Kiribati opened discussions with Chinese ambassador Zhou Limin after a longstanding agreement with leading deep-sea mining outfit The Metals Company fell through.

"The talk provides an exciting opportunity to explore potential collaboration for the sustainable exploration of the deep-ocean resources in Kiribati," the government said Monday evening in a statement.

Pacific nations Kiribati, Cook Islands and Nauru sit at the forefront of a highly contentious push to mine the depths of the ocean.

Kiribati holds rights for deep-sea mining exploration across a 75,000-square-kilometre swathe of the Pacific Ocean.

Through state-backed subsidiary Marawa Research, Kiribati had been working with Canada-based The Metals Company to develop the area's mineral deposits.

That agreement was terminated "mutually" at the end of 2024, The Metals Company told AFP.

The Metals Company said Kiribati's mining rights were "less commercially favourable than our other projects".

The firm is racing to win regulatory approval that would make it one of the first companies to mine international waters on an industrial scale.

It has partnerships with Kiribati's Pacific neighbours Nauru and Tonga.

Members of the International Seabed Authority are currently meeting in Jamaica to thrash out the rules for deep-sea extraction.


- 'Bending over backwards' -


Kiribati, a climate-threatened archipelago home to some 130,000 people, has been drifting closer to China since it severed links with Taiwan in 2019.

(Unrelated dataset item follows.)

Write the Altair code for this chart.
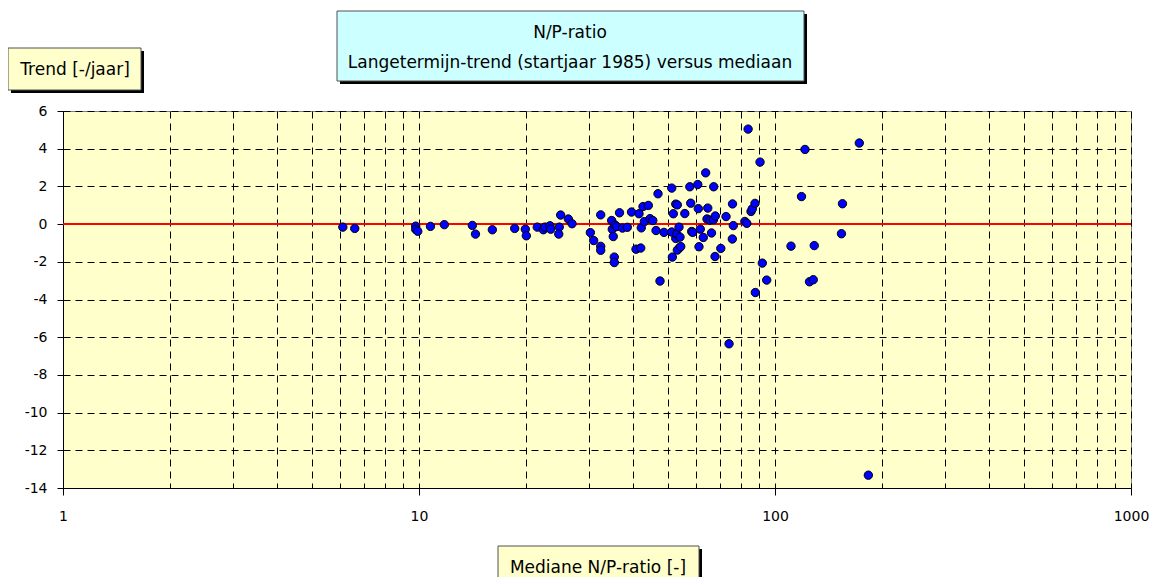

Chinese companies have in recent years been granted access to Kiribati's profitable fisheries -- one of the nation's few natural resources besides minerals.

A visiting cadre of Beijing police have also visited capital Tarawa to help train local Kiribati forces.

Tessie Lambourne, a leading member of Kiribati's political opposition, said China seemed to be seeking access to "our maritime space for its own interest".

"I always say that our government is bending over backwards to please China," she told AFP.

China and Cook Islands struck a five-year agreement in February to cooperate in exploring the Pacific nation's seabed mineral riches.

The deal did not include any exploration or mining licence.

Companies hope to earn billions by scraping the ocean floor for polymetallic rocks, or nodules, that are loaded with manganese, cobalt, copper and nickel -- metals used to build batteries for electric vehicles.

Nauru, Tonga and the Cook Islands believe the industry holds the key to economic prosperity in a region where scarce land is already under threat from rising seas.

But Pacific neighbours Palau, Fiji and Samoa are staunchly opposed -- pushing for lingering environmental questions to be cleared up before anyone takes the plunge.